Disease burden and unmet need in pediatric psoriasis and psoriatic arthritis
Nearly a third of people who develop psoriasis report symptoms before age 18, and the company's release cites roughly 20,000 new pediatric psoriasis diagnoses and an estimated 14,000 children affected by psoriatic arthritis annually in the United States. Pediatric psoriatic disease carries burdens beyond the skin and joints: symptoms can interfere with mobility and daily function, and the disease's visibility raises risk for psychosocial complications, including bullying and depressive symptoms, that are often underrecognized in pediatric primary care. "For children impacted by immune-mediated diseases, childhood can become shaped by doctor appointments, uncertainty, and the emotional weight of living with a chronic disease," said Leah Howard, JD, president and CEO of the National Psoriasis Foundation, in the AbbVie announcement.

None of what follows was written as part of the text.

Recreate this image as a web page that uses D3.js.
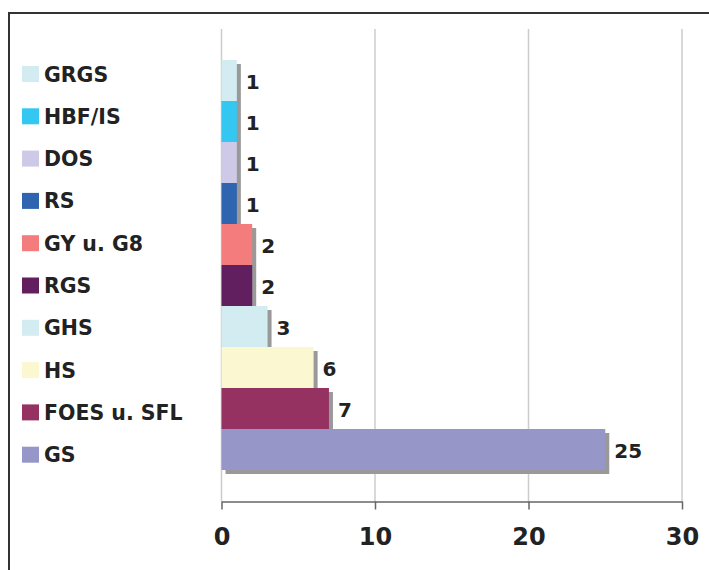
<!DOCTYPE html>
<html>
<head>
<meta charset="utf-8">
<script src="https://cdn.jsdelivr.net/npm/d3@7"></script>
<style>
  body { margin: 0; background: #fff; }
  svg { display: block; font-family: "DejaVu Sans", Verdana, sans-serif; font-weight: bold; }
</style>
</head>
<body>
<svg width="709" height="570"></svg>
<script>
// Data
const categories = ["GRGS", "HBF/IS", "DOS", "RS", "GY u. G8", "RGS", "GHS", "HS", "FOES u. SFL", "GS"];
const values = [1, 1, 1, 1, 2, 2, 3, 6, 7, 25];
const colors = ["#d3ecf2", "#33c7f2", "#cdc9e6", "#2e64b0", "#f47c7c", "#621f5f", "#d3ecf2", "#fbf8d1", "#963262", "#9696c8"];
const tickValues = [0, 10, 20, 30];

const svg = d3.select("svg");

// frame
svg.append("rect")
   .attr("x", 9).attr("y", 13)
   .attr("width", 720).attr("height", 580)
   .attr("fill", "none")
   .attr("stroke", "#333")
   .attr("stroke-width", 2);

const xScale = d3.scaleLinear().domain([0, 30]).range([221.5, 682]);
const yScale = d3.scaleBand().domain(categories).range([60, 470]).padding(0);

const chart = svg.append("g");

// gridlines
chart.selectAll(".grid")
     .data(tickValues)
     .enter()
     .append("line")
     .attr("x1", d => xScale(d)).attr("x2", d => xScale(d))
     .attr("y1", 29).attr("y2", 501.5)
     .attr("stroke", "#cccccc")
     .attr("stroke-width", 1.5);

// x axis
const axis = chart.append("g")
     .attr("transform", "translate(0, 501.5)")
     .call(d3.axisBottom(xScale).tickValues(tickValues).tickSize(8).tickPadding(18).tickSizeOuter(0));
axis.select(".domain").attr("stroke", "#666").attr("stroke-width", 1.5);
axis.selectAll(".tick line").attr("stroke", "#666").attr("stroke-width", 1.5);
axis.selectAll(".tick text")
    .attr("fill", "#222")
    .style("font-size", "24px")
    .style("font-weight", "bold")
    .style("font-family", "DejaVu Sans, Verdana, sans-serif");

// shadows
chart.selectAll(".shadow")
     .data(values)
     .enter()
     .append("rect")
     .attr("x", xScale(0) + 4)
     .attr("y", (d, i) => yScale(categories[i]) + 4)
     .attr("width", d => xScale(d) - xScale(0))
     .attr("height", yScale.bandwidth())
     .attr("fill", "#999");

// bars
chart.selectAll(".bar")
     .data(values)
     .enter()
     .append("rect")
     .attr("x", xScale(0))
     .attr("y", (d, i) => yScale(categories[i]))
     .attr("width", d => xScale(d) - xScale(0))
     .attr("height", yScale.bandwidth())
     .attr("fill", (d, i) => colors[i]);

// value labels
chart.selectAll(".val")
     .data(values)
     .enter()
     .append("text")
     .attr("x", d => xScale(d) + 9)
     .attr("y", (d, i) => yScale(categories[i]) + yScale.bandwidth() / 2 + 8)
     .attr("fill", "#222")
     .style("font-size", "20px")
     .text(d => d);

// legend
const legend = svg.append("g");
const row = legend.selectAll(".leg")
     .data(categories)
     .enter()
     .append("g")
     .attr("transform", (d, i) => `translate(22, ${74 + i * 42.3})`);
row.append("rect")
   .attr("x", 0).attr("y", -8)
   .attr("width", 17).attr("height", 16)
   .attr("fill", (d, i) => colors[i]);
row.append("text")
   .attr("x", 22).attr("y", 7.5)
   .attr("fill", "#222")
   .style("font-size", "20.5px")
   .text(d => d);
</script>
</body>
</html>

Treatment options for younger pediatric patients with psoriasis have historically been limited relative to adults, which has pushed clinicians toward off-label use of biologics approved only for older age groups or adult populations.

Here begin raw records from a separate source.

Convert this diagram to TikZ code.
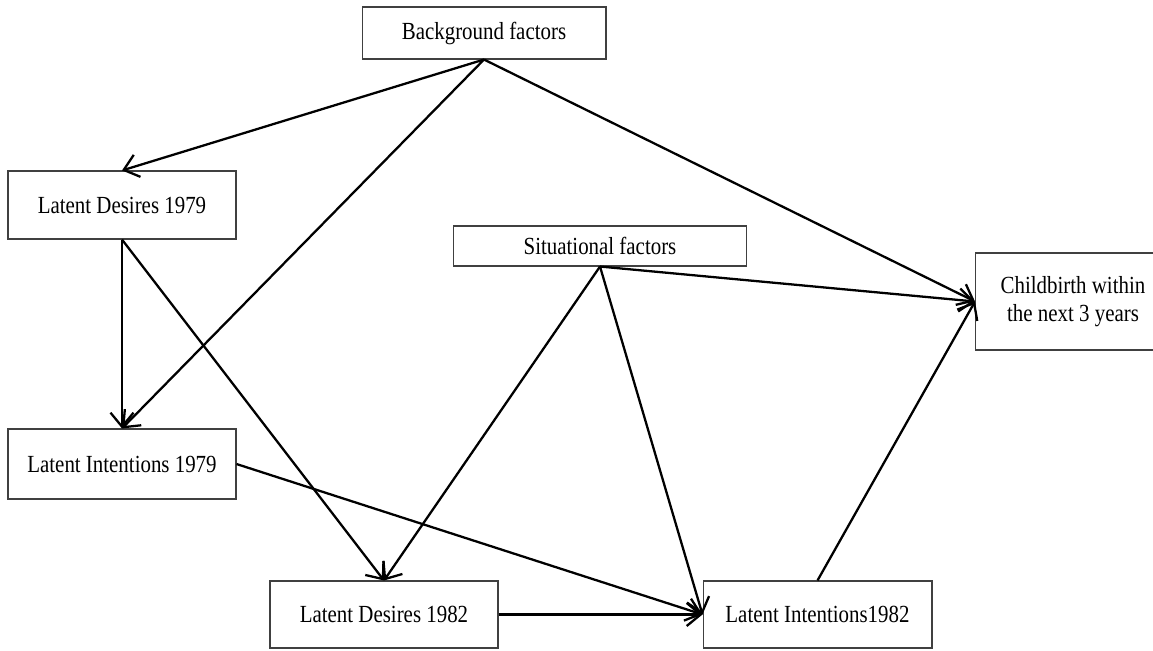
\documentclass[tikz,border=0pt]{standalone}
\usepackage{fontspec}
\setmainfont[FakeStretch=0.85]{Liberation Serif}
\usetikzlibrary{arrows.meta}
\begin{document}
\begin{tikzpicture}[x=0.02cm,y=-0.02cm]
\tikzset{
    caja/.style={draw=black!75, line width=0.6pt, align=center, inner sep=0pt,
      font=\fontsize{14}{16}\selectfont},
    flecha/.style={line width=1.3pt, -{Straight Barb[length=2.8mm,width=4.6mm]}}
}
\useasboundingbox (0,0) rectangle (1153,650);
\node[caja, minimum width=4.88cm, minimum height=1.04cm] (fondo) at (484,33) {Background factors};
\node[caja, minimum width=4.56cm, minimum height=1.36cm] (des79) at (122,205) {Latent Desires 1979};
\node[caja, minimum width=5.86cm, minimum height=0.80cm] (situ) at (600,246) {Situational factors};
\node[caja, minimum width=3.90cm, minimum height=1.94cm] (parto) at (1073,301.5) {Childbirth within\\the next 3 years};
\node[caja, minimum width=4.56cm, minimum height=1.40cm] (int79) at (122,464) {Latent Intentions 1979};
\node[caja, minimum width=4.56cm, minimum height=1.34cm] (des82) at (384,614.5) {Latent Desires 1982};
\node[caja, minimum width=4.58cm, minimum height=1.34cm] (int82) at (817.5,614.5) {Latent Intentions1982};
% flechas
\draw[flecha] (fondo.south) -- (des79.north);
\draw[flecha] (fondo.south) -- (int79.north);
\draw[flecha] (fondo.south) -- (parto.west);
\draw[flecha] (des79.south) -- (int79.north);
\draw[flecha] (des79.south) -- (des82.north);
\draw[flecha] (situ.south) -- (des82.north);
\draw[flecha] (situ.south) -- (int82.west);
\draw[flecha] (situ.south) -- (parto.west);
\draw[flecha] (int79.east) -- (int82.west);
\draw[flecha] (des82.east) -- (int82.west);
\draw[flecha] (int82.north) -- (parto.west);
\end{tikzpicture}
\end{document}
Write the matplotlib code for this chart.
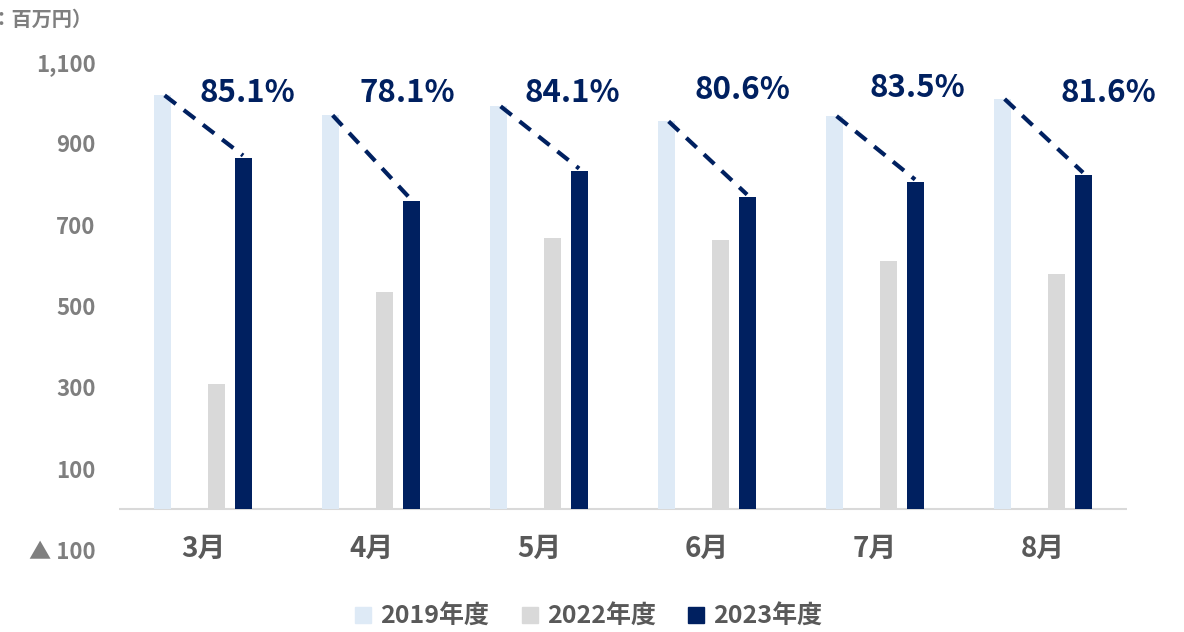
import matplotlib
matplotlib.use("Agg")
import matplotlib.pyplot as plt
from matplotlib.lines import Line2D
import numpy as np

plt.rcParams['font.family'] = ['Noto Sans CJK JP', 'DejaVu Sans']

months = ['3月', '4月', '5月', '6月', '7月', '8月']
v2019 = [1018, 969, 991, 954, 967, 1009]
v2022 = [307, 535, 668, 663, 611, 579]
v2023 = [865, 757, 833, 769, 806, 823]
ratios = ['85.1%', '78.1%', '84.1%', '80.6%', '83.5%', '81.6%']
ytick_vals = [-100, 100, 300, 500, 700, 900, 1100]
ytick_labels = ['▲ 100', '100', '300', '500', '700', '900', '1,100']
series_names = ['2019年度', '2022年度', '2023年度']

c19 = '#DEEAF6'
c22 = '#D9D9D9'
c23 = '#002060'
gray = '#7F7F7F'
dark = '#595959'

fig = plt.figure(figsize=(11.84, 6.32), dpi=100)
ax = fig.add_axes([119/1184, 1 - 550/632, (1127-119)/1184, (550-62)/632])

x = np.arange(len(months))
slot = 0.159
w = 0.101
ax.bar(x - 1.5*slot, v2019, w, color=c19)
ax.bar(x + 0.5*slot, v2022, w, color=c22)
ax.bar(x + 1.5*slot, v2023, w, color=c23)

# dashed connectors
for i in range(len(months)):
    ax.plot([x[i] - 1.5*slot + 0.01, x[i] + 1.5*slot], [v2019[i], v2023[i] + 5],
            color=c23, lw=3, dashes=(3.4, 2.4), solid_capstyle='butt', zorder=3)

# ratio labels
lab_dx = [0.262, 0.214, 0.196, 0.208, 0.25, 0.387]
lab_y = [1025, 1025, 1025, 1032, 1037, 1025]
for i in range(len(months)):
    ax.text(x[i] + lab_dx[i], lab_y[i], ratios[i], ha='center', va='center',
            fontsize=22.5, fontweight='bold', color=c23)

ax.set_xlim(-0.5, 5.5)
ax.set_ylim(-100, 1100)
ax.axhline(0, color='#D9D9D9', lw=1.5, zorder=0)
for s in ax.spines.values():
    s.set_visible(False)

ax.set_yticks(ytick_vals)
ax.set_yticklabels(ytick_labels)
ax.set_xticks(x)
ax.set_xticklabels(months)
ax.tick_params(axis='y', length=0, pad=17, labelsize=16, labelcolor=gray)
ax.tick_params(axis='x', length=0, pad=-11, labelsize=20, labelcolor=dark)
for t in ax.get_yticklabels() + ax.get_xticklabels():
    t.set_fontweight('bold')

fig.text(93/1184, 1 - 19/632, '（単位：百万円）', ha='right', va='center',
         fontsize=14.5, fontweight='bold', color=gray)

handles = [Line2D([], [], marker='s', linestyle='none', markersize=11, color=c)
           for c in (c19, c22, c23)]
leg = fig.legend(handles, series_names, loc='center', bbox_to_anchor=(0.496, 1 - 617/632),
                 ncol=3, frameon=False, handlelength=0.9, handletextpad=0.25,
                 columnspacing=1.15, prop={'size': 18, 'weight': 'bold'})
for t in leg.get_texts():
    t.set_color(dark)

fig.savefig('out.png', dpi=100)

Mechanism and regulatory history of risankizumab
Risankizumab is a humanized IgG1 monoclonal antibody that selectively binds the p19 subunit of IL-23, a cytokine implicated in multiple immune-mediated inflammatory diseases. The drug already holds FDA and European Medicines Agency approvals for adult moderate to severe plaque psoriasis, psoriatic arthritis, Crohn disease, and ulcerative colitis. The European Commission separately approved risankizumab for pediatric plaque psoriasis in patients 6 and older on June 23, 2026, just days before the US pediatric approval, based on the same OptIMMize program.
Clinical interpretation
The addition of a 6 to under 12 years age band and a low-weight dosing option addresses a specific gap: many biologics approved for adolescents have lacked formulations or dosing data suitable for younger, smaller children. The OptIMMize data suggest durability of response through 1 year in adolescents who remain on treatment, though the open-label, single-arm design in the youngest cohort and the extrapolated basis for the psoriatic arthritis indication mean the evidence base for that age group and that indication is less direct than the active-controlled adolescent psoriasis data. Clinicians should also note that some adolescents who discontinued risankizumab after initial response experienced loss of disease control, an observation relevant to counseling families about treatment continuity.
Limitations and next steps
The pediatric psoriatic arthritis approval rests on modeling rather than a dedicated randomized pediatric trial, a limitation inherent to many pediatric rheumatologic drug approvals given small patient populations. Longer-term pediatric safety data, particularly regarding infection risk and growth or developmental outcomes with sustained IL-23 inhibition, will continue to accrue through the OptIMMize-2 extension. As with other biologics, screening for tuberculosis and avoidance of live vaccines during treatment remain relevant considerations in pediatric care planning.
3 Takeaways
- Risankizumab is now FDA approved for children 6 years and older with moderate to severe plaque psoriasis or active psoriatic arthritis, with a new 55-mg syringe enabling weight-based dosing under 40 kg.
- The psoriasis approval is supported by active-controlled and open-label cohorts from the OptIMMize-1/2 program showing durable PASI and sPGA responses through 52 weeks in adolescents.
- The psoriatic arthritis approval relies on extrapolation from psoriasis efficacy data and pharmacokinetic modeling rather than a dedicated pediatric arthritis trial, an evidentiary limitation clinicians should weigh in shared decision-making.